• _Given problem_
Pull out the lines running from the one with "Clone this chart in Plotly." to the one with "import plotly.graph_objects as go", inclusive, word for word. Drop any picture.

• _Material to process_
-----
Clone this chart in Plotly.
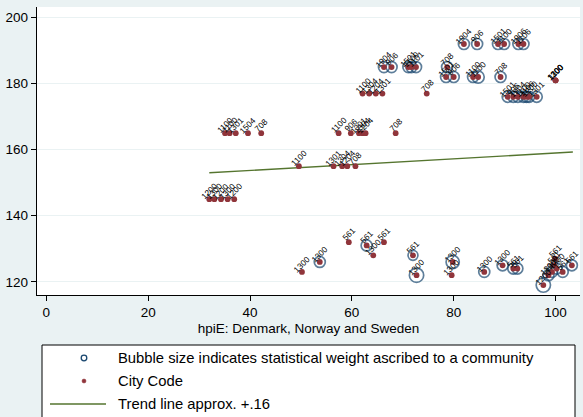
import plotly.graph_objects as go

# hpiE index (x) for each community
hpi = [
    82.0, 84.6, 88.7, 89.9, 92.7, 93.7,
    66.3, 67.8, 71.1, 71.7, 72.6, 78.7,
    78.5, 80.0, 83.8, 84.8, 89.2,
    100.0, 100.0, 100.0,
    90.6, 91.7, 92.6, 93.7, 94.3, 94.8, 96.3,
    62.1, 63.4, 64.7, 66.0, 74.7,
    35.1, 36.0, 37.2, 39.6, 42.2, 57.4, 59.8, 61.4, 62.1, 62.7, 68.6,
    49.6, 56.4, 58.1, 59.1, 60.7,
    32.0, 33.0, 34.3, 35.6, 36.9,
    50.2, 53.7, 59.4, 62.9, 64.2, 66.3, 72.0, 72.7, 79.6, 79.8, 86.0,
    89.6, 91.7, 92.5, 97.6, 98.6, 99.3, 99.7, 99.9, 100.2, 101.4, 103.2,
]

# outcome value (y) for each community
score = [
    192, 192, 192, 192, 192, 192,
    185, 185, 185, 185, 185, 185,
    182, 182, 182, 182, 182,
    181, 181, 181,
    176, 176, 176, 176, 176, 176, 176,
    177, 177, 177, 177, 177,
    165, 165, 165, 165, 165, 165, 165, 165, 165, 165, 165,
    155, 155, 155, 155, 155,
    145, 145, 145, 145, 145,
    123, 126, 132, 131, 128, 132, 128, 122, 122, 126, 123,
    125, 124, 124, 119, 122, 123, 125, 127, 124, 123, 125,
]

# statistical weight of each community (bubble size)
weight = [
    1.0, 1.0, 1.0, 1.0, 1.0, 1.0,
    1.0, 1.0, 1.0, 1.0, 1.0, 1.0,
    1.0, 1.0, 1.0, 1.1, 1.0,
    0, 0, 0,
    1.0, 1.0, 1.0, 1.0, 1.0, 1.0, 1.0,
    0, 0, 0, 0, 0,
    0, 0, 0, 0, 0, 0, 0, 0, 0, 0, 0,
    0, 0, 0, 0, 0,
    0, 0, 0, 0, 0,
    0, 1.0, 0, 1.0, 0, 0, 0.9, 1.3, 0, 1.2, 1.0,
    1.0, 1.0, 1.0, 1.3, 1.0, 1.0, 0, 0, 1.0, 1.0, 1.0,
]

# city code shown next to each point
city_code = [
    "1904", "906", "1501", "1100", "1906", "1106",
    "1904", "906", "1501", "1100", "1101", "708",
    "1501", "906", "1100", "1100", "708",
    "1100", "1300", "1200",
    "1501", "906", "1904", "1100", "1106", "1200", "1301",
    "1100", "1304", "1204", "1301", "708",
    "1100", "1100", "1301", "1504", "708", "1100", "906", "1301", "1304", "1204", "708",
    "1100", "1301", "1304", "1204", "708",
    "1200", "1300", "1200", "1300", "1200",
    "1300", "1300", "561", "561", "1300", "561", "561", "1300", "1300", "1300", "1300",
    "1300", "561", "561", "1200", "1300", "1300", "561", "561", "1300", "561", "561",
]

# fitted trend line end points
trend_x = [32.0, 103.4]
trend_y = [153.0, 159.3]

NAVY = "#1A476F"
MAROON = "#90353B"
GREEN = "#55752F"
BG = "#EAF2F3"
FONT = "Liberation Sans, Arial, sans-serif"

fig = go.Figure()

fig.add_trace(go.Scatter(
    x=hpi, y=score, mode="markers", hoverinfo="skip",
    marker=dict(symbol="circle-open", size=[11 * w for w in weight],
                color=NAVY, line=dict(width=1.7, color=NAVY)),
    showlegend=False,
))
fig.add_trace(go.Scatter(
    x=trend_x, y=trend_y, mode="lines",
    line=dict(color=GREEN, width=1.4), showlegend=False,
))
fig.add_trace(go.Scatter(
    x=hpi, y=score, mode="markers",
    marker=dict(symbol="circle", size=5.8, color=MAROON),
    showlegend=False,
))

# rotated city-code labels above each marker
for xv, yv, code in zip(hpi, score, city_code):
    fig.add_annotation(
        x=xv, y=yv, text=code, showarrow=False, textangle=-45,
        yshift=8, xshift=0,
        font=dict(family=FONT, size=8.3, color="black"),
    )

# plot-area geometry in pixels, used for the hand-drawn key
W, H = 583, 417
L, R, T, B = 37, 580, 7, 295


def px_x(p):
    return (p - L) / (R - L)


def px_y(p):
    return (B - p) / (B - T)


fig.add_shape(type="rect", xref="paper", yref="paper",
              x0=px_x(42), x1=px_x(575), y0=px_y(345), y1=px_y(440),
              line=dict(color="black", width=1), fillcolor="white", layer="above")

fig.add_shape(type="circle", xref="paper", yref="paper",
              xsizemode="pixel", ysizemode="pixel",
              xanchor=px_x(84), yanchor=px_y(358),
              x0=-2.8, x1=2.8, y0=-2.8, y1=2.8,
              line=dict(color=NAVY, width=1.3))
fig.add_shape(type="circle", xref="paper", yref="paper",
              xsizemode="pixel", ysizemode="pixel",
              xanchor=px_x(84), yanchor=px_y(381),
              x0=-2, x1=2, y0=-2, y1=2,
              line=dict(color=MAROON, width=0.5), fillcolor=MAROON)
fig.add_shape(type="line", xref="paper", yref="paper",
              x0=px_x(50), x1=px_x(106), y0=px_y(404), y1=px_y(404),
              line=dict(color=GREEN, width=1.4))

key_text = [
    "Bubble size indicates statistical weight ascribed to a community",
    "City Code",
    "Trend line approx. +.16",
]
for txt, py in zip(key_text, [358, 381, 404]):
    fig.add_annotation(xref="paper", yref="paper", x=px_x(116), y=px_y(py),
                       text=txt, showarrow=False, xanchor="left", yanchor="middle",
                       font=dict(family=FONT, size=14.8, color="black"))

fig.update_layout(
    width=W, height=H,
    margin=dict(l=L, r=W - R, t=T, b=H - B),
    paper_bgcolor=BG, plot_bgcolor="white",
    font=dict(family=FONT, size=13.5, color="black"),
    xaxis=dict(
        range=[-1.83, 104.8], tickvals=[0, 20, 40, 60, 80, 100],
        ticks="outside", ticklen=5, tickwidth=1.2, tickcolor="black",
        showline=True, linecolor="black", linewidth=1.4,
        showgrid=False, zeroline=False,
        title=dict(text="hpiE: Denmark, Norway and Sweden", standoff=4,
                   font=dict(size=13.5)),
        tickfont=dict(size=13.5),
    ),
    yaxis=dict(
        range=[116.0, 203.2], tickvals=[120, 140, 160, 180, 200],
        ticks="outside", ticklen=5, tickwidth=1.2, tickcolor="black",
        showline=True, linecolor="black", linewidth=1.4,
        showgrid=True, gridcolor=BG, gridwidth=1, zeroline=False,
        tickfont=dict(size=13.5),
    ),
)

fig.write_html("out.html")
-----
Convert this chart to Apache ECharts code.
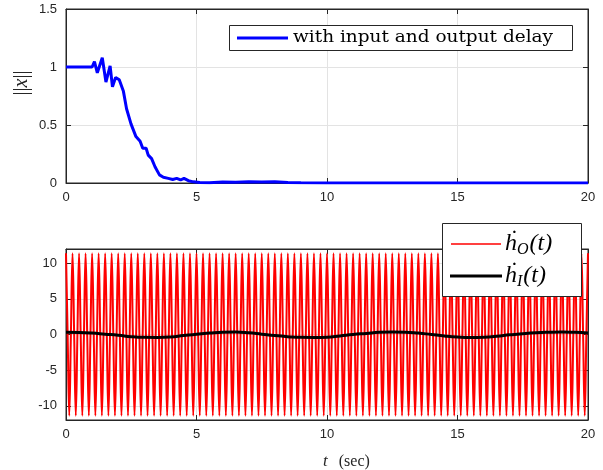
-----
• _Response to this task_
Clone this chart in Plotly.
import plotly.graph_objects as go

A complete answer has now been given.